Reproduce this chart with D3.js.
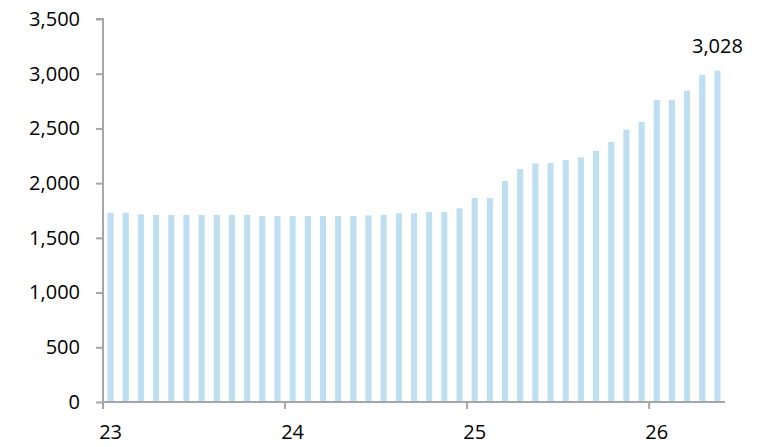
<!DOCTYPE html>
<html>
<head>
<meta charset="utf-8">
<script src="https://cdn.jsdelivr.net/npm/d3@7"></script>
<style>
  html, body { margin: 0; padding: 0; background: #fff; }
  svg { display: block; }
  text { font-family: "Open Sans", "Noto Sans", sans-serif; fill: #000; }
</style>
</head>
<body>
<svg id="chart" width="769" height="447"></svg>
<script>
// ---- data ----
const months = [
  "2023-01","2023-02","2023-03","2023-04","2023-05","2023-06","2023-07","2023-08","2023-09","2023-10","2023-11","2023-12",
  "2024-01","2024-02","2024-03","2024-04","2024-05","2024-06","2024-07","2024-08","2024-09","2024-10","2024-11","2024-12",
  "2025-01","2025-02","2025-03","2025-04","2025-05","2025-06","2025-07","2025-08","2025-09","2025-10","2025-11","2025-12",
  "2026-01","2026-02","2026-03","2026-04","2026-05"
];
const values = [
  1730, 1730, 1715, 1710, 1710, 1710, 1710, 1710, 1710, 1710, 1700, 1700,
  1700, 1700, 1700, 1700, 1700, 1705, 1710, 1725, 1725, 1735, 1735, 1770,
  1865, 1865, 2020, 2130, 2180, 2185, 2210, 2235, 2295, 2375, 2490, 2560,
  2760, 2760, 2845, 2990, 3028
];
const yTicks = [0, 500, 1000, 1500, 2000, 2500, 3000, 3500];
const yearLabels = ["23", "24", "25", "26"];
const yearStarts = ["2023-01", "2024-01", "2025-01", "2026-01"];
const lastLabel = "3,028";

// ---- layout ----
const svg = d3.select("#chart");
const pLeft = 103, pRight = 725, pTop = 19, pBottom = 402;
const axisColor = "#a6a6a6";
const barColor = "#bddff1";

const x = d3.scaleBand().domain(months).range([pLeft, pRight]).paddingInner(0.6).paddingOuter(0.3);
const y = d3.scaleLinear().domain([0, 3500]).range([pBottom, pTop]);
const step = x.step();

// bars
svg.append("g").selectAll("rect").data(values).join("rect")
  .attr("x", (d, i) => x(months[i]))
  .attr("width", x.bandwidth())
  .attr("y", d => y(d))
  .attr("height", d => y(0) - y(d))
  .attr("fill", barColor);

// y axis
const yAxis = d3.axisLeft(y).tickValues(yTicks).tickSize(7).tickPadding(16)
  .tickFormat(d3.format(","));
const gy = svg.append("g").attr("transform", `translate(${pLeft},0)`).call(yAxis);
gy.select(".domain").attr("stroke", axisColor).attr("stroke-width", 2).attr("d", `M-7,${pTop}H0V${pBottom}`);
gy.selectAll(".tick line").attr("stroke", axisColor).attr("stroke-width", 2);
gy.selectAll(".tick text").attr("font-size", 20).attr("font-family", '"Open Sans", "Noto Sans", sans-serif').attr("fill", "#000");

// x axis: line with year ticks at the start of each January slot
const tickPos = yearStarts.map(m => x(m) - step * x.paddingInner() / 2);
const gx = svg.append("g");
gx.append("line").attr("x1", pLeft).attr("x2", pRight).attr("y1", pBottom).attr("y2", pBottom)
  .attr("stroke", axisColor).attr("stroke-width", 2);
gx.selectAll("line.tk").data(tickPos).join("line").attr("class", "tk")
  .attr("x1", d => d).attr("x2", d => d).attr("y1", pBottom).attr("y2", pBottom + 7)
  .attr("stroke", axisColor).attr("stroke-width", 2);
gx.selectAll("text").data(yearLabels).join("text")
  .attr("x", (d, i) => x(yearStarts[i]) + x.bandwidth() / 2)
  .attr("y", 439)
  .attr("text-anchor", "middle")
  .attr("font-size", 20)
  .text(d => d);

// last value label
const li = values.length - 1;
svg.append("text")
  .attr("x", x(months[li]) + x.bandwidth() / 2)
  .attr("y", y(values[li]) - 18)
  .attr("text-anchor", "middle")
  .attr("font-size", 20)
  .text(lastLabel);
</script>
</body>
</html>
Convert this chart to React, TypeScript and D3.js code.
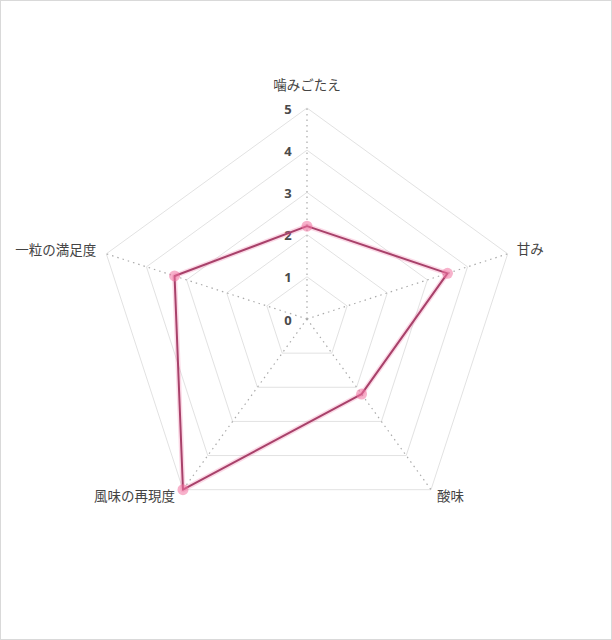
import { useEffect, useRef } from "react";
import * as d3 from "d3";

const axes = ["噛みごたえ", "甘み", "酸味", "風味の再現度", "一粒の満足度"];
const scores = [2.2, 3.5, 2.2, 5, 3.3];
const ticks = [0, 1, 2, 3, 4, 5];

const W = 612;
const H = 640;
const cx = 307;
const cy = 319;
const R = 211;

export default function App() {
  const svgRef = useRef<SVGSVGElement>(null);

  useEffect(() => {
    if (!svgRef.current) return;
    const svg = d3.select(svgRef.current);
    svg.selectAll("*").remove();

    const r = d3.scaleLinear().domain([0, 5]).range([0, R]);
    const angle = d3
      .scaleLinear()
      .domain([0, axes.length])
      .range([0, Math.PI * 2]);
    const pt = (i: number, v: number): [number, number] => [
      cx + r(v) * Math.sin(angle(i)),
      cy - r(v) * Math.cos(angle(i)),
    ];

    // frame
    svg.append("rect")
      .attr("x", 0.5).attr("y", 0.5)
      .attr("width", W - 1).attr("height", H - 1)
      .attr("fill", "#fff")
      .attr("stroke", "#d9d9d9");

    const g = svg.append("g");

    // rings
    const ring = d3.line<[number, number]>().curve(d3.curveLinearClosed);
    ticks.slice(1).forEach((t) => {
      g.append("path")
        .attr("d", ring(axes.map((_, i) => pt(i, t))))
        .attr("fill", "none")
        .attr("stroke", "#e2e2e2")
        .attr("stroke-width", 1);
    });

    // spokes
    axes.forEach((_, i) => {
      const [x, y] = pt(i, 5);
      g.append("line")
        .attr("x1", cx).attr("y1", cy)
        .attr("x2", x).attr("y2", y)
        .attr("stroke", "#aaa")
        .attr("stroke-width", 1.2)
        .attr("stroke-dasharray", "1.5 4");
    });

    // tick labels
    ticks.forEach((t) => {
      g.append("text")
        .attr("x", cx - 19)
        .attr("y", cy - r(t) + 2)
        .attr("text-anchor", "middle")
        .attr("dominant-baseline", "middle")
        .attr("font-family", "'Noto Sans', 'Noto Sans CJK JP', sans-serif")
        .attr("font-size", 13)
        .attr("font-weight", 700)
        .attr("fill", "#4a4a4a")
        .text(t);
    });

    // axis labels
    axes.forEach((name, i) => {
      const [x, y] = pt(i, 5);
      const s = Math.sin(angle(i));
      const c = Math.cos(angle(i));
      let anchor = "middle";
      let lx = x;
      let ly = y;
      if (Math.abs(s) < 0.01) {
        ly = y - 22;
      } else if (s > 0) {
        anchor = "start";
        lx = c > 0 ? x + 9 : x + 6;
        ly = c > 0 ? y - 3 : y + 8;
      } else {
        anchor = "end";
        lx = c > 0 ? x - 10 : x - 8;
        ly = c > 0 ? y - 2 : y + 8;
      }
      g.append("text")
        .attr("x", lx)
        .attr("y", ly)
        .attr("text-anchor", anchor)
        .attr("dominant-baseline", "middle")
        .attr("font-family", "'Noto Sans CJK JP', sans-serif")
        .attr("font-size", 13.5)
        .attr("fill", "#444")
        .text(name);
    });

    // data
    const pts = scores.map((v, i) => pt(i, v));
    g.append("path")
      .attr("d", ring(pts))
      .attr("fill", "none")
      .attr("stroke", "rgba(240,120,165,0.28)")
      .attr("stroke-width", 5)
      .attr("stroke-linejoin", "round");
    g.append("path")
      .attr("d", ring(pts))
      .attr("fill", "none")
      .attr("stroke", "#a8416a")
      .attr("stroke-width", 2)
      .attr("stroke-linejoin", "round");

    g.selectAll("circle.pt")
      .data(pts)
      .join("circle")
      .attr("class", "pt")
      .attr("cx", (d) => d[0])
      .attr("cy", (d) => d[1])
      .attr("r", 5.5)
      .attr("fill", "rgba(240,115,160,0.55)");
  }, []);

  return (
    <>
      <style>{`body{margin:0}`}</style>
      <svg ref={svgRef} width={W} height={H} style={{ display: "block" }} />
    </>
  );
}
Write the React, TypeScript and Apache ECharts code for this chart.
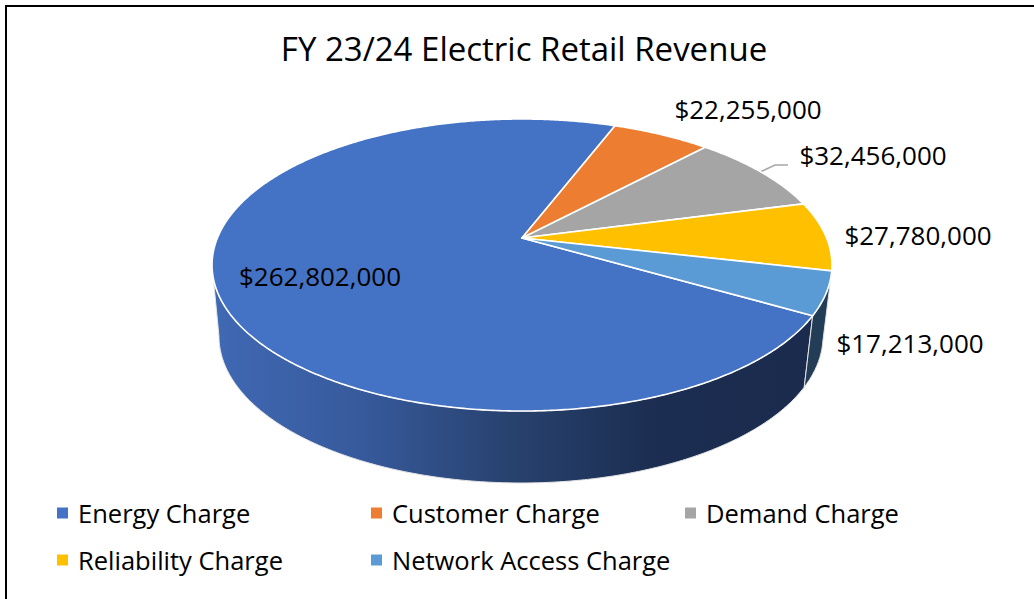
import React, { useEffect, useRef } from "react";
import * as echarts from "echarts";

const titleText = "FY 23/24 Electric Retail Revenue";
const categories = ["Energy Charge", "Customer Charge", "Demand Charge", "Reliability Charge", "Network Access Charge"];
const revenue = [262802000, 22255000, 32456000, 27780000, 17213000];
const sliceColors = ["#4472C4", "#ED7D31", "#A5A5A5", "#FFC000", "#5B9BD5"];
const labelAnchors = [[320, 276], [748, 109], [873, 155], [918, 235], [910, 343]];
const legendSpots = [[57, 500], [371, 500], [685, 500], [57, 547], [371, 547]];

const FONT = "'Open Sans', 'Noto Sans', sans-serif";
const START_DEG = -30;
const K = -0.185;
const SILHOUETTE = [-169.3, -10.7];
const total = revenue.reduce((a, b) => a + b, 0);

type Proj = { cx: number; cy: number; a: number; b: number };
const topFace: Proj = { cx: 522, cy: 238, a: 304.6, b: 141 };
const baseFace: Proj = { cx: 521, cy: 309, a: 296.8, b: 141.8 };

function project(p: Proj, deg: number): number[] {
  const t = (deg * Math.PI) / 180;
  const u = Math.cos(t);
  const v = -Math.sin(t);
  const w = 1 + K * v;
  return [p.cx + (p.a * u) / w, p.cy + (p.b * v) / w];
}

function range(i: number): number[] {
  const before = revenue.slice(0, i).reduce((a, b) => a + b, 0);
  let from = START_DEG - (before / total) * 360;
  let to = from - (revenue[i] / total) * 360;
  while (from < -180) {
    from += 360;
    to += 360;
  }
  return [from, to];
}

function arc(p: Proj, from: number, to: number): number[][] {
  const n = Math.max(2, Math.ceil(Math.abs(from - to) * 2));
  const pts: number[][] = [];
  for (let j = 0; j <= n; j++) pts.push(project(p, from + ((to - from) * j) / n));
  return pts;
}

function money(v: number): string {
  return "$" + v.toLocaleString("en-US");
}

function wallFill(i: number): any {
  if (i === 0) {
    return new echarts.graphic.LinearGradient(
      212, 0, 806, 0,
      [
        { offset: 0, color: "#4069B4" },
        { offset: 0.25, color: "#375A9C" },
        { offset: 0.5, color: "#28426F" },
        { offset: 0.75, color: "#1B2D50" },
        { offset: 1, color: "#1A2B4E" },
      ],
      true
    );
  }
  return "#223D55";
}

function renderWall(params: any) {
  const i = params.dataIndex;
  const [a0, a1] = range(i);
  // a0 > a1, clockwise sweep; only the part facing the viewer has a wall
  const from = Math.min(a0, SILHOUETTE[1]);
  const to = Math.max(a1, SILHOUETTE[0]);
  if (from - to < 3) return { type: "group", children: [] };
  const points = [...arc(topFace, from, to), ...arc(baseFace, to, from)];
  return {
    type: "polygon",
    shape: { points },
    style: { fill: wallFill(i), stroke: "#E4E4E4", lineWidth: 1 },
  };
}

function renderSlice(i: number) {
  return (_params: any, api: any) => {
    const [a0, a1] = range(i);
    const points = [[topFace.cx, topFace.cy], ...arc(topFace, a0, a1)];
    return {
      type: "group",
      children: [
        {
          type: "polygon",
          shape: { points },
          style: { fill: api.visual("color"), stroke: "#FFFFFF", lineWidth: 1.6, lineJoin: "round" },
        },
        {
          type: "text",
          x: labelAnchors[i][0],
          y: labelAnchors[i][1],
          style: {
            text: money(api.value(0)),
            fill: "#000000",
            font: `26px ${FONT}`,
            align: "center",
            verticalAlign: "middle",
          },
        },
      ],
    };
  };
}

export default function App() {
  const ref = useRef<HTMLDivElement>(null);
  useEffect(() => {
    const chart = echarts.init(ref.current!, undefined, { renderer: "svg" });
    chart.setOption({
      animation: false,
      backgroundColor: "#FFFFFF",
      title: {
        text: titleText,
        left: 519,
        top: 27,
        textAlign: "center",
        textStyle: { fontFamily: FONT, fontSize: 33, fontWeight: "normal", color: "#000000" },
      },
      legend: categories.map((name, i) => ({
        data: [name],
        left: legendSpots[i][0],
        top: legendSpots[i][1],
        padding: 0,
        icon: "rect",
        itemWidth: 11,
        itemHeight: 11,
        selectedMode: false,
        textStyle: { fontFamily: FONT, fontSize: 25.5, color: "#000000", padding: [0, 0, 2, 5] },
      })),
      graphic: [
        {
          type: "rect",
          shape: { x: 6, y: 6, width: 1200, height: 800 },
          style: { fill: "none", stroke: "#000000", lineWidth: 2 },
          silent: true,
        },
        {
          type: "polyline",
          shape: { points: [[760, 172], [775, 165], [788, 165]] },
          style: { fill: "none", stroke: "#A6A6A6", lineWidth: 1.5 },
          silent: true,
        },
      ],
      series: [
        {
          type: "custom",
          name: "walls",
          coordinateSystem: "none",
          renderItem: renderWall,
          data: revenue.map((v) => [v]),
          silent: true,
        },
        ...categories.map((name, i) => ({
          type: "custom",
          name,
          coordinateSystem: "none",
          renderItem: renderSlice(i),
          itemStyle: { color: sliceColors[i] },
          data: [[revenue[i]]],
          silent: true,
        })),
      ],
    });
    return () => chart.dispose();
  }, []);
  return <div ref={ref} style={{ position: "fixed", left: 0, top: 0, width: 1034, height: 599 }} />;
}
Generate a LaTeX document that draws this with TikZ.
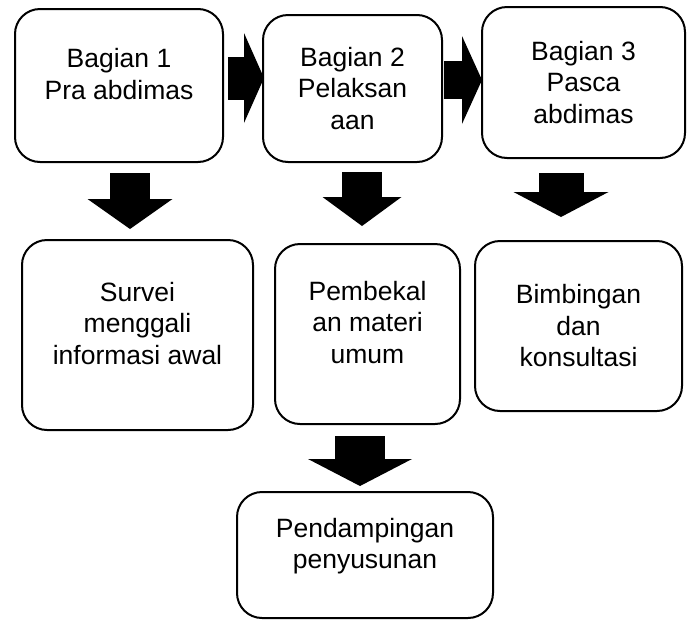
\documentclass[tikz,border=0pt]{standalone}
\usepackage{fontspec}
\setmainfont{Liberation Sans}
\usetikzlibrary{arrows.meta, positioning}

\begin{document}
\begin{tikzpicture}[
    x = 1pt, y = -1pt,
    box/.style = {draw, line width=2pt, rounded corners=25pt, inner sep=0pt,
                align=center, font=\fontsize{26.5}{31.5}\selectfont},
    blok/.style n args = {3}{line width=#1,
                -{Triangle[width=#2, length=#3, line width=0pt]}}
                    ]
\useasboundingbox (0,0) rectangle (691,619);

% top row
\node (n1) [box, minimum width=208pt, minimum height=153pt] at (119,85.5)
    {Bagian 1\\Pra abdimas\\[-8pt]\mbox{}};
\node (n2) [box, minimum width=179pt, minimum height=147pt] at (352.5,88.5)
    {Bagian 2\\Pelaksan\\aan};
\node (n3) [box, minimum width=203pt, minimum height=151pt] at (583.5,82.5)
    {Bagian 3\\Pasca\\abdimas};

% second row
\node (n4) [box, minimum width=231pt, minimum height=190pt] at (137.5,335)
    {Survei\\menggali\\informasi awal\\[-8pt]\mbox{}};
\node (n5) [box, minimum width=185pt, minimum height=180pt] at (367.5,334)
    {Pembekal\\an materi\\umum\\[-8pt]\mbox{}};
\node (n6) [box, minimum width=207pt, minimum height=170pt] at (578.5,326)
    {Bimbingan\\dan\\konsultasi};

\node (n7) [box, minimum width=256pt, minimum height=126pt] at (365,555)
    {Pendampingan\\penyusunan\\[-8pt]\mbox{}};

\draw[blok={43pt}{90pt}{20pt}, shorten <=4pt, shorten >=-2pt]
    ([yshift=7.5pt]n1.east) -- ([yshift=10.5pt]n2.west);
\draw[blok={38pt}{88pt}{20pt}, shorten <=1pt, shorten >=-1pt]
    ([yshift=8.5pt]n2.east) -- ([yshift=2.5pt]n3.west);

\draw[blok={40pt}{85pt}{30pt}, shorten <=10pt, shorten >=10pt]
    ([xshift=11pt]n1.south) -- ([xshift=-7.5pt]n4.north);
\draw[blok={40pt}{79pt}{29pt}, shorten <=9pt, shorten >=17pt]
    ([xshift=9.5pt]n2.south) -- ([xshift=-5.5pt]n5.north);
\draw[blok={45pt}{95pt}{25pt}, shorten <=14pt, shorten >=23pt]
    ([xshift=-22.5pt]n3.south) -- ([xshift=-17.5pt]n6.north);
\draw[blok={50pt}{104pt}{27pt}, shorten <=11pt, shorten >=5pt]
    ([xshift=-7.5pt]n5.south) -- ([xshift=-5pt]n7.north);

\end{tikzpicture}
\end{document}
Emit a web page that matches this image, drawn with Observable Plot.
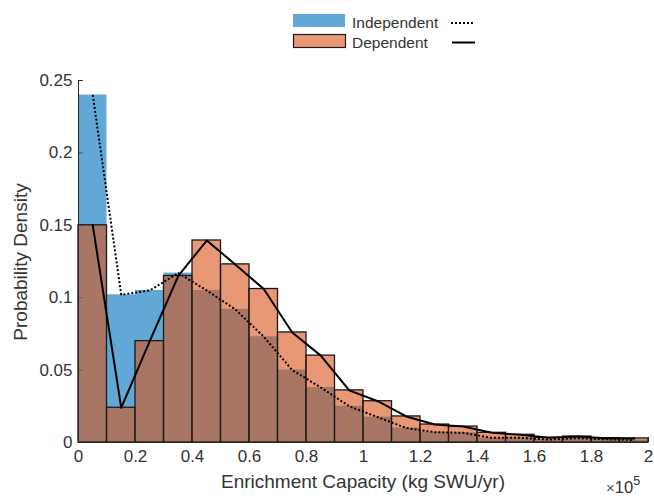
<!DOCTYPE html>
<html>
<head>
<meta charset="utf-8">
<script src="https://cdn.jsdelivr.net/npm/d3@7"></script>
<script src="https://cdn.jsdelivr.net/npm/@observablehq/plot@0.6"></script>
<style>
  body { margin: 0; background: #fff; font-family: "Liberation Sans", Arial, sans-serif; }
  #wrap { width: 654px; height: 496px; position: relative; overflow: hidden; }
  svg { display: block; }
</style>
</head>
<body>
<div id="wrap">
  <div id="legend"></div>
  <div id="chart"></div>
</div>
<script>
// Bin edges (units of 1e5 kg SWU/yr)
const binEdges = [0, 0.1, 0.2, 0.3, 0.4, 0.5, 0.6, 0.7, 0.8, 0.9, 1.0, 1.1, 1.2, 1.3, 1.4, 1.5, 1.6, 1.7, 1.8, 1.9, 2.0];
// Probability densities per bin
const independent = [0.240, 0.102, 0.105, 0.117, 0.105, 0.092, 0.073, 0.050, 0.038, 0.025, 0.0175, 0.010, 0.0071, 0.0067, 0.0032, 0.0032, 0.0020, 0.0030, 0.0022, 0.0017];
const dependent   = [0.150, 0.024, 0.070, 0.115, 0.1395, 0.123, 0.106, 0.076, 0.060, 0.036, 0.0285, 0.018, 0.0124, 0.011, 0.0067, 0.0053, 0.0032, 0.0041, 0.0030, 0.0028];
const xTicks = [0, 0.2, 0.4, 0.6, 0.8, 1, 1.2, 1.4, 1.6, 1.8, 2];
const yTicks = [0, 0.05, 0.1, 0.15, 0.2, 0.25];
const seriesNames = ["Independent", "Dependent"];
const xLabel = "Enrichment Capacity (kg SWU/yr)";
const yLabel = "Probability Density";

const blue = "#0072BD", orange = "#D95319", axisColor = "#262626";
const idx = independent.map((_, i) => i);
const x1 = i => binEdges[i], x2 = i => binEdges[i + 1];
const xc = i => (binEdges[i] + binEdges[i + 1]) / 2;

const chart = Plot.plot({
  width: 654, height: 436,
  marginLeft: 78, marginRight: 6, marginTop: 20, marginBottom: 54,
  x: { domain: [0, 2] },
  y: { domain: [0, 0.25] },
  style: { fontFamily: "'Liberation Sans', Arial, sans-serif", fontSize: "17px", color: "#333", background: "#fff" },
  marks: [
    Plot.ruleY(yTicks, { y: d => d, x1: 0, x2: 0.017, stroke: axisColor }),
    Plot.ruleX(xTicks, { x: d => d, y1: 0, y2: 0.0035, stroke: axisColor }),
    Plot.rect(idx, { x1, x2, y1: 0, y2: i => independent[i], fill: blue, fillOpacity: 0.62 }),
    Plot.rect(idx, { x1, x2, y1: 0, y2: i => dependent[i], fill: orange, fillOpacity: 0.6, stroke: "#1a1a1a", strokeWidth: 1.3 }),
    Plot.line(idx, { x: xc, y: i => independent[i], stroke: "#000", strokeWidth: 2, strokeDasharray: "2,2", strokeLinecap: "butt", strokeLinejoin: "miter" }),
    Plot.line(idx, { x: xc, y: i => dependent[i], stroke: "#000", strokeWidth: 2 }),
    Plot.ruleX([0], { stroke: axisColor }),
    Plot.ruleY([0], { stroke: axisColor }),
    Plot.axisX(xTicks, { tickSize: 0, tickPadding: 7, tickFormat: d => String(d), label: null }),
    Plot.axisY(yTicks, { tickSize: 0, tickPadding: 6, tickFormat: d => String(d), label: null })
  ]
});
document.getElementById("chart").appendChild(chart);

const svg = d3.select(chart);
svg.append("text").attr("x", 363).attr("y", 428).attr("text-anchor", "middle")
  .attr("font-size", 19).attr("fill", "#333").text(xLabel);
svg.append("text").attr("transform", "translate(27,202) rotate(-90)").attr("text-anchor", "middle")
  .attr("font-size", 19).attr("fill", "#333").text(yLabel);
const mult = svg.append("text").attr("x", 606).attr("y", 433).attr("text-anchor", "start")
  .attr("font-size", 16.5).attr("fill", "#333");
mult.append("tspan").attr("font-size", 15).attr("fill", "#555").text("×");
mult.append("tspan").text("10");
mult.append("tspan").attr("dy", -8).attr("font-size", 12.5).text("5");

// Legend
const leg = d3.select("#legend").append("svg").attr("width", 654).attr("height", 60)
  .attr("font-family", "'Liberation Sans', Arial, sans-serif");
leg.append("rect").attr("x", 293).attr("y", 14).attr("width", 52).attr("height", 13)
  .attr("fill", blue).attr("fill-opacity", 0.62);
leg.append("text").attr("x", 352).attr("y", 28).attr("font-size", 15.5).attr("fill", "#333").text(seriesNames[0]);
leg.append("line").attr("x1", 451).attr("x2", 475).attr("y1", 23).attr("y2", 23)
  .attr("stroke", "#000").attr("stroke-width", 2).attr("stroke-dasharray", "2,2");
leg.append("rect").attr("x", 293.5).attr("y", 34.5).attr("width", 52).attr("height", 13)
  .attr("fill", orange).attr("fill-opacity", 0.6).attr("stroke", "#1a1a1a").attr("stroke-width", 1.2);
leg.append("text").attr("x", 352).attr("y", 48).attr("font-size", 15.5).attr("fill", "#333").text(seriesNames[1]);
leg.append("line").attr("x1", 452).attr("x2", 475).attr("y1", 42.5).attr("y2", 42.5)
  .attr("stroke", "#000").attr("stroke-width", 2);
</script>
</body>
</html>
——————————
Directive:
Search the entries for the word "that" and gather every line where it appears.

The solution:
Generate a LaTeX document that draws this with TikZ.
Emit a web page that matches this image, drawn with Observable Plot.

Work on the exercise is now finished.